How do I even begin this post? I have so much I want to say, but it's not my nature to just blurt out my opinion or where I stand. Or to be bold. That's the problem. I feel like over the past week I have been overwhelmed with the reality of living in a fallen world. The terrible shooting in Colorado, the backlash Chickfila is facing for their biblical stance on marriage, the arguments for atheism I have seen on Facebook, the Darwin bumper sticker on the truck parked next to me at HEB. I know they've always been there, but my heart is broken this week. For them, and because they all have the boldness to proclaim their lack of faith, and I question if people really know what I stand for.
Sure, I talk about my love for Christ with my family, my friends, and my little girls. But I want my acquaintances, people I've only met once, and people who may read this blog that I've never met before to know. And it's not about me. It's about my Savior. So, this is who I am:
-I am a daughter of the King.
-I have always known of Jesus, but really only accepted His gift in high school. I made plenty of mistakes after my salvation, but it was Jesus that I always came back to. And these situations are an incredible part of my testimony that I've already gotten to use more than once.
-I believe not only because of the facts, but because His Holy Spirit fills me up. I cannot explain the joy and peace I feel in praying, thinking of my Savior, just soaking Him up. And, you know what? If these people who argue ignorance of Christians are right (and obviously I don't believe that), the worst I've done is live a beautiful happy life, full of love. And if they're wrong about their beliefs? Much worse ending than mine.
-I am hurt for the Lord when I hear people argue against Him.
-I believe 100% of what the Bible says. All of it. I believe it's the actual Word of God. I trust it. I desire to obey it.
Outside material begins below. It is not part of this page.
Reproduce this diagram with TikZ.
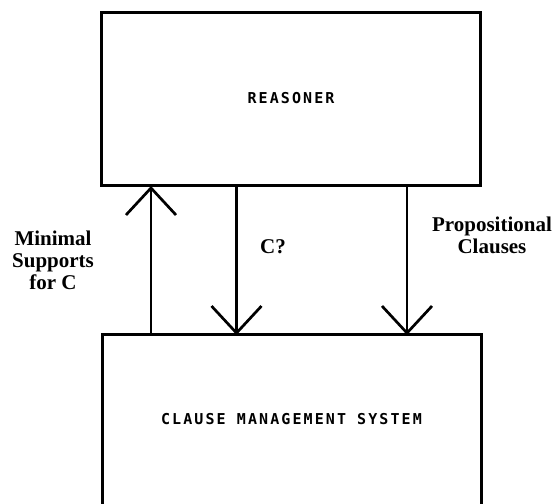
\documentclass[tikz,border=0pt]{standalone}
\usepackage{fontspec}
\setmainfont{Liberation Serif}
\newfontfamily\boxfont[LetterSpace=14]{DejaVu Sans Mono}
\usetikzlibrary{arrows.meta}
\begin{document}
\begin{tikzpicture}[x=1pt,y=1pt,
  box/.style={draw=black, line width=3pt, outer sep=0pt, inner sep=0pt},
  boxtext/.style={font=\boxfont\fontsize{15}{18}\selectfont\bfseries},
  lbl/.style={font=\fontsize{21}{22}\selectfont\bfseries, align=center, inner sep=0pt},
  arr/.style={line width=2.7pt, -{Straight Barb[length=27pt,width=50pt,line width=2.7pt]}}]
\useasboundingbox (0,0) rectangle (555,504);
\begin{scope}
\clip (0,0) rectangle (555,504);
\node[box, minimum width=379pt, minimum height=173pt] (reasoner) at (291,404.5) {};
\node[boxtext] (rtext) at (291,406) {REASONER};
\node[box, minimum width=379pt, minimum height=200pt, anchor=north] (cms) at (291.5,169) {};
\node[boxtext] (ctext) at (291.5,85) {CLAUSE MANAGEMENT SYSTEM};
\end{scope}
\coordinate (up) at (151,250);
\coordinate (mid) at (236.5,250);
\coordinate (rt) at (407,250);
\draw[arr] (cms.north -| up) -- (reasoner.south -| up);
\draw[arr] (reasoner.south -| mid) -- (cms.north -| mid);
\draw[arr] (reasoner.south -| rt) -- (cms.north -| rt);
\node[lbl] (ms) at (53,244) {Minimal\\Supports\\for C};
\node[lbl] (cq) at (273,257) {C?};
\node[lbl] (pc) at (492,269) {Propositional\\Clauses};
\end{tikzpicture}
\end{document}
-My biggest goal is to teach my daughters to love the Lord deeply. I pray for their salvation at an early age. I pray that they can see my love for Christ.
-My constant sin breaks my heart.
-I want to be bold. I want exude His love. I want to draw people closer to Him because they see me as different. I know I have a long way to go, but it is my goal.
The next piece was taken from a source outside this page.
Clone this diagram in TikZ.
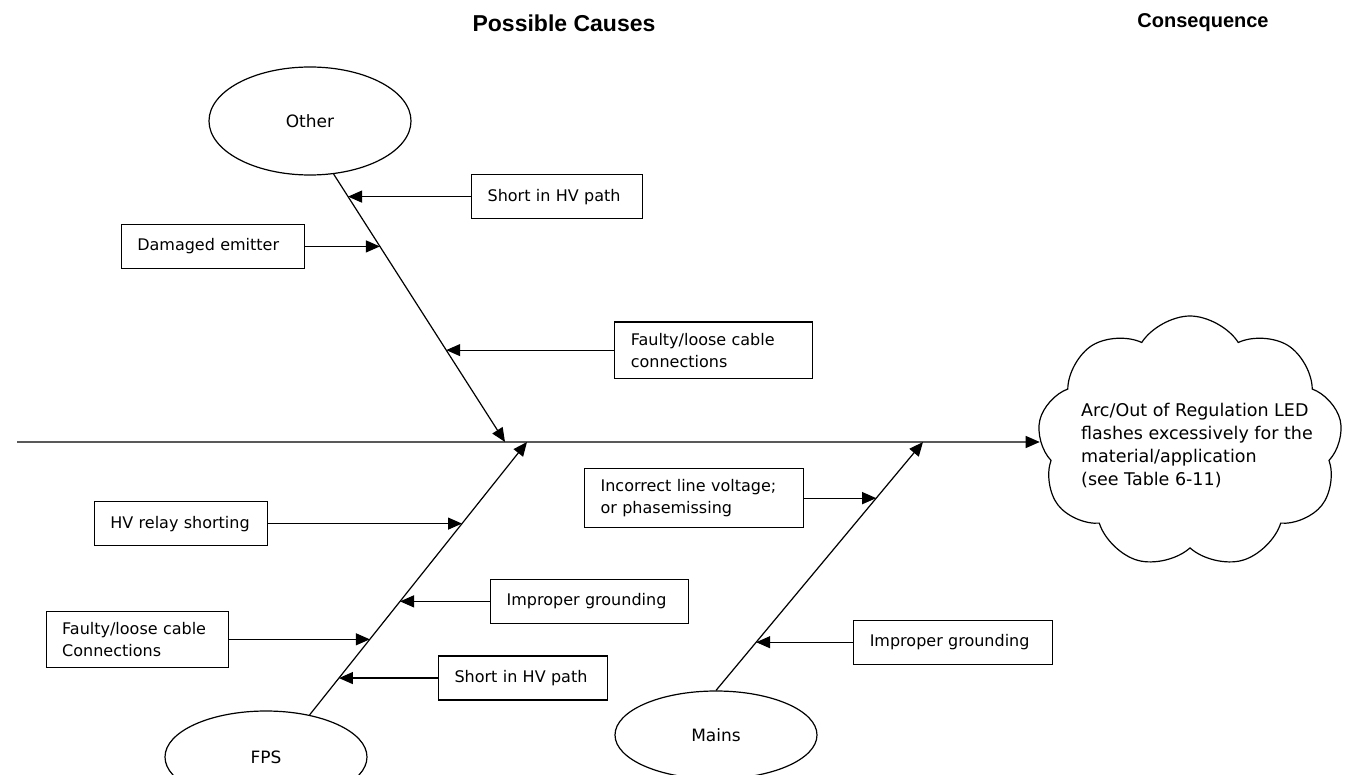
\documentclass[tikz,border=0pt]{standalone}
\usepackage{fontspec}
\setmainfont{DejaVu Sans}
\newfontfamily\headfont{Liberation Sans}
\usetikzlibrary{positioning,calc,arrows.meta,shapes.geometric,shapes.symbols}

\begin{document}
\begin{tikzpicture}[x=1pt,y=-1pt,
    cause/.style={draw, line width=1.2pt, text width=#1, align=left, inner xsep=16pt, inner ysep=11pt,
      minimum height=44pt, font=\fontsize{16}{22}\selectfont},
    group/.style={draw, ellipse, line width=1.2pt, minimum width=202pt, minimum height=#1,
      font=\fontsize{17}{20}\selectfont},
    arr/.style={line width=1.2pt, -{Triangle[length=14pt,width=12pt]}},
    head/.style={font=\headfont\bfseries\fontsize{#1}{26}\selectfont}]

    \useasboundingbox (0,0) rectangle (1349,775);
    \clip (0,0) rectangle (1349,775);

    % headings
    \node[head=23] (hcause) at (564,23) {Possible Causes};
    \node[head=20] (hcons) at (1203,23) {Consequence};

    % spine into the consequence cloud
    \coordinate (spine) at (17,442);
    \node[draw, cloud, cloud puffs=9, cloud puff arc=115, line width=1.2pt,
      minimum width=305pt, minimum height=252pt] (cons) at (1190,442) {};
    \node[align=left, font=\fontsize{17.5}{23}\selectfont] (constext) at (1197,446)
      {Arc/Out of Regulation LED\\flashes excessively for the\\material/application\\(see Table 6-11)};
    \draw[arr] (spine) -- (cons.west);

    % the three bones
    \node[group=108pt] (oth) at (310,121) {Other};
    \node[group=92pt] (fps) at (266,757) {FPS};
    \node[group=88pt] (mains) at (716,735) {Mains};
    \coordinate (oend) at (505,442);
    \coordinate (fend) at (527,442);
    \coordinate (mend) at (923,442);
    \draw[arr] (oth.-66) -- (oend);
    \draw[arr] (fps.44) -- (fend);
    \draw[arr] (mains.north) -- (mend);

    % Other
    \coordinate (o1) at ($(oth.-66)!0.084!(oend)$);
    \coordinate (o2) at ($(oth.-66)!0.270!(oend)$);
    \coordinate (o3) at ($(oth.-66)!0.657!(oend)$);
    \node[cause=139pt, right=123pt of o1] (o1box) {Short in HV path};
    \node[cause=151pt, left=75pt of o2] (o2box) {Damaged emitter};
    \node[cause=166pt, right=168pt of o3] (o3box) {Faulty/loose cable\\connections};
    \foreach \c in {o1,o2,o3} \draw[arr] (\c box) -- (\c);

    % FPS
    \coordinate (f1) at ($(fps.44)!0.701!(fend)$);
    \coordinate (f2) at ($(fps.44)!0.416!(fend)$);
    \coordinate (f3) at ($(fps.44)!0.277!(fend)$);
    \coordinate (f4) at ($(fps.44)!0.135!(fend)$);
    \node[cause=141pt, left=194pt of f1] (f1box) {HV relay shorting};
    \node[cause=166pt, right=90pt of f2] (f2box) {Improper grounding};
    \node[cause=150pt, left=141pt of f3] (f3box) {Faulty/loose cable\\Connections};
    \node[cause=137pt, right=99pt of f4] (f4box) {Short in HV path};
    \foreach \c in {f1,f2,f3,f4} \draw[arr] (\c box) -- (\c);

    % Mains
    \coordinate (m1) at ($(mains.north)!0.774!(mend)$);
    \coordinate (m2) at ($(mains.north)!0.194!(mend)$);
    \node[cause=187pt, left=72pt of m1] (m1box) {Incorrect line voltage;\\or phasemissing};
    \node[cause=167pt, right=97pt of m2] (m2box) {Improper grounding};
    \foreach \c in {m1,m2} \draw[arr] (\c box) -- (\c);
\end{tikzpicture}
\end{document}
-I am blessed way beyond what I deserve. This life I'm living could not be more beautiful. And part of the reason is because I'm married to a man who loves the Lord so much too. We really are one. We strive to be the biblical model of marriage. He's the leader of our family and loves me as Christ loves the church and I love, honor, respect, and submit to him. God's standards for marriage are good and are meant for our good.
I want people to know the real me. This is who I am. I am a follower of Christ and am going to be more bold about it. Because what do I have to lose? Family? No. Friends? No. My Savior? Never.